Start
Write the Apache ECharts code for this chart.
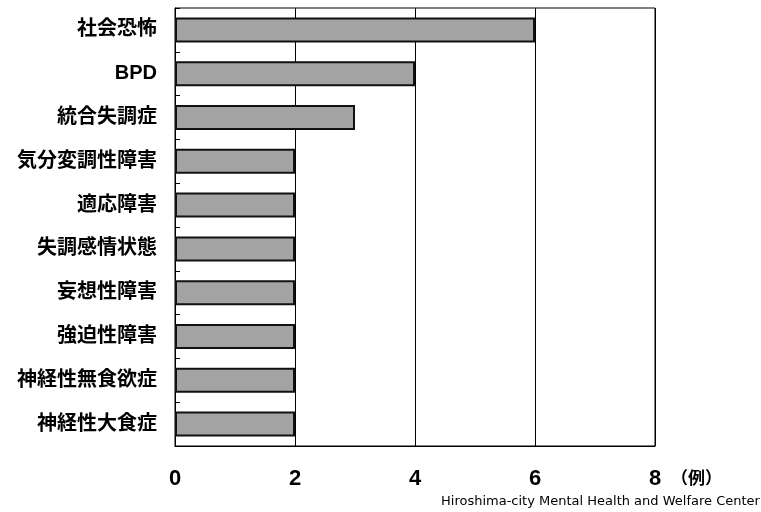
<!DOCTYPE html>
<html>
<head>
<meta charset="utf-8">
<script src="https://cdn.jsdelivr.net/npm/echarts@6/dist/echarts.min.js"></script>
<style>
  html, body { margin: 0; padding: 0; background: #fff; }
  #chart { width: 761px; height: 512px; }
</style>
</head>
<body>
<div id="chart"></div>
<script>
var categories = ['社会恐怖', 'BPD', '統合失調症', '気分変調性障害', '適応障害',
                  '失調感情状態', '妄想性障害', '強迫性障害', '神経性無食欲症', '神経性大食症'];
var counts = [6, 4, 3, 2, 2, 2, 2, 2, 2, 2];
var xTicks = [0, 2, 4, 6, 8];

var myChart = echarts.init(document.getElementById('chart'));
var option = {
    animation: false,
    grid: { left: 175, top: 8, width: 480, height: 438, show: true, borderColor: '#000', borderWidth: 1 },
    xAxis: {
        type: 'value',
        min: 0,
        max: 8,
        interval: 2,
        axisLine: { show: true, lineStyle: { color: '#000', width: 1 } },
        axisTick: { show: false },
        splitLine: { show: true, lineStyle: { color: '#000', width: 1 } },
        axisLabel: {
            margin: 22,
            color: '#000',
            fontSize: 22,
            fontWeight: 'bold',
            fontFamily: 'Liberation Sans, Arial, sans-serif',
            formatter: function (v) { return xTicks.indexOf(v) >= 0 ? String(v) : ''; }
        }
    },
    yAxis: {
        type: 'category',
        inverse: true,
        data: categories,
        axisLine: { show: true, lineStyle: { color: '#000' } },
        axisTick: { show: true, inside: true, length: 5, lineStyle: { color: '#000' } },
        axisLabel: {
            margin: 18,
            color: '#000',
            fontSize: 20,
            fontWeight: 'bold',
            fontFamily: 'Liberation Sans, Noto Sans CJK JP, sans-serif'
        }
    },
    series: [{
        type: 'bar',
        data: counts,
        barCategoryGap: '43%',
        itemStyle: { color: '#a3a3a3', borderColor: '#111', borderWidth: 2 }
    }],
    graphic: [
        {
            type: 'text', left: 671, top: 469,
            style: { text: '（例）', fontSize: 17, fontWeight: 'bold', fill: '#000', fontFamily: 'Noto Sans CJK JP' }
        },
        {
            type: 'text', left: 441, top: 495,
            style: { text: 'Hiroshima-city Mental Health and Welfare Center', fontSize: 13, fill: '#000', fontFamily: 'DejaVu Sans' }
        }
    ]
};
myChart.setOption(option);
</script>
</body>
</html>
End
Start
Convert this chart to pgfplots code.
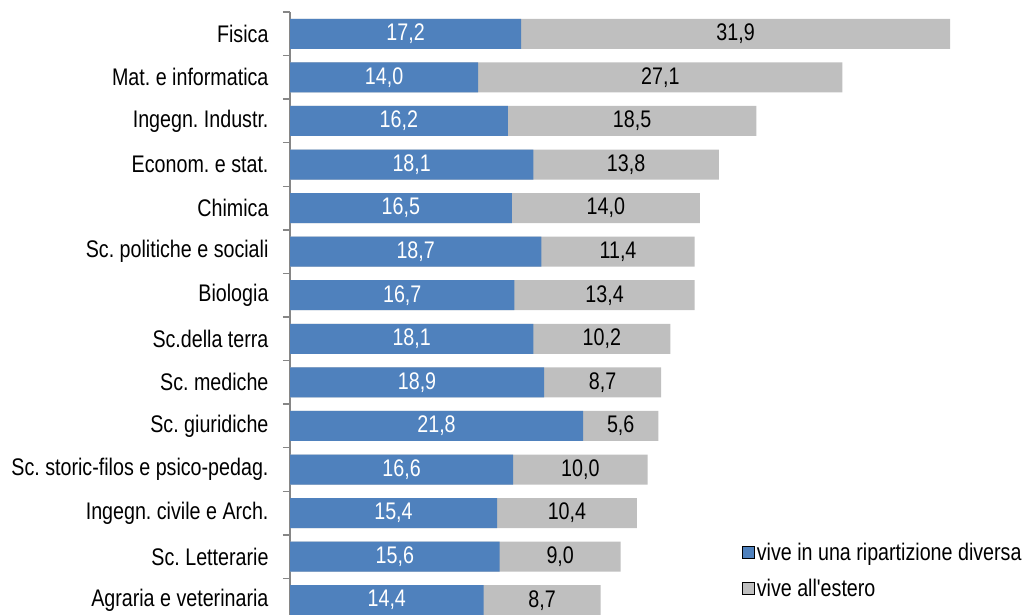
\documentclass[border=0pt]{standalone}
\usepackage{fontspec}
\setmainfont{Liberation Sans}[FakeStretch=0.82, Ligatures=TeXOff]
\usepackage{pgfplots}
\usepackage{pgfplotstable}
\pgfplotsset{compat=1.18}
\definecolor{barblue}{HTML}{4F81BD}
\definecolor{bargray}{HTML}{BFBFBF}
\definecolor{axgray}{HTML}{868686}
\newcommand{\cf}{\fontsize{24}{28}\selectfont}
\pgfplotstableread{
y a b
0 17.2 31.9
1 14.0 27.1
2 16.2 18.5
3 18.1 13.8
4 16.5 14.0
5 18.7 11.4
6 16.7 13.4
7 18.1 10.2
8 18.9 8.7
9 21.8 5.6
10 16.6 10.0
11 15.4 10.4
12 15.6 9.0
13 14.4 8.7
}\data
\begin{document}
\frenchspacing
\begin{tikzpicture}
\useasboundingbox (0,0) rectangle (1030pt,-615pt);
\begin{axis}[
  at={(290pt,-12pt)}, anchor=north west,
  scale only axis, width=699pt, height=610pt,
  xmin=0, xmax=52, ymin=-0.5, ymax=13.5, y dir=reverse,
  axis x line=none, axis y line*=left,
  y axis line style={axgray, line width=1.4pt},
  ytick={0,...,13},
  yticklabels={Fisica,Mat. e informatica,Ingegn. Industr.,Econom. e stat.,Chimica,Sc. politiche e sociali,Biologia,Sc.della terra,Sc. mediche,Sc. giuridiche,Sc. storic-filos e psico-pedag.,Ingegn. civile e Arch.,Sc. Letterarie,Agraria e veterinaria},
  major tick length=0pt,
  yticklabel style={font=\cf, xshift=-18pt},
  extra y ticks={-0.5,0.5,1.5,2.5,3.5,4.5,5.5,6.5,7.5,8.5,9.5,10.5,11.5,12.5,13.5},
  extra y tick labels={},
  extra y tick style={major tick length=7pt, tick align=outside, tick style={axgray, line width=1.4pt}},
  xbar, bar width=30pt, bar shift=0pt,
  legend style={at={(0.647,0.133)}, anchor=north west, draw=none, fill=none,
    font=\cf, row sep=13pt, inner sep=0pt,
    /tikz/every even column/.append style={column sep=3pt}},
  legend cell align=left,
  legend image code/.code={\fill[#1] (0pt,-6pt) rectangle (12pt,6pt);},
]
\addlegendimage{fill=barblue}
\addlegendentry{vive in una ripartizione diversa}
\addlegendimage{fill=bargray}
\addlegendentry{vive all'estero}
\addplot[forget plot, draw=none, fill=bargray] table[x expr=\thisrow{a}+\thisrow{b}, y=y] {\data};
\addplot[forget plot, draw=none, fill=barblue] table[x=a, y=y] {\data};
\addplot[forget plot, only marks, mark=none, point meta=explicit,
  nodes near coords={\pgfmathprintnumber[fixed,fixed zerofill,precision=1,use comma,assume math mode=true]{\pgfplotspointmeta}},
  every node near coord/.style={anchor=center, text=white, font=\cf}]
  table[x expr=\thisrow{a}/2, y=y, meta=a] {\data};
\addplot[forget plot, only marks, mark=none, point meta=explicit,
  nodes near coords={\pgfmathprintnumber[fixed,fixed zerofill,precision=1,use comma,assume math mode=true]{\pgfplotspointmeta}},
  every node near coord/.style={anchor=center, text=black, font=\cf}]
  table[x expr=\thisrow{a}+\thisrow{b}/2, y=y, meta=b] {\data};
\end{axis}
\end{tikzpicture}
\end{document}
End
▶ GOAL OF THE EXERCISE
Going back to the data above, write out everything from the line with "Write the Apache ECharts code for this chart." down to the line with "var xTicks = [0, 2, 4, 6, 8];", both included, leaving every picture out.

▶ THE SOLUTION
Write the Apache ECharts code for this chart.
<!DOCTYPE html>
<html>
<head>
<meta charset="utf-8">
<script src="https://cdn.jsdelivr.net/npm/echarts@6/dist/echarts.min.js"></script>
<style>
  html, body { margin: 0; padding: 0; background: #fff; }
  #chart { width: 761px; height: 512px; }
</style>
</head>
<body>
<div id="chart"></div>
<script>
var categories = ['社会恐怖', 'BPD', '統合失調症', '気分変調性障害', '適応障害',
                  '失調感情状態', '妄想性障害', '強迫性障害', '神経性無食欲症', '神経性大食症'];
var counts = [6, 4, 3, 2, 2, 2, 2, 2, 2, 2];
var xTicks = [0, 2, 4, 6, 8];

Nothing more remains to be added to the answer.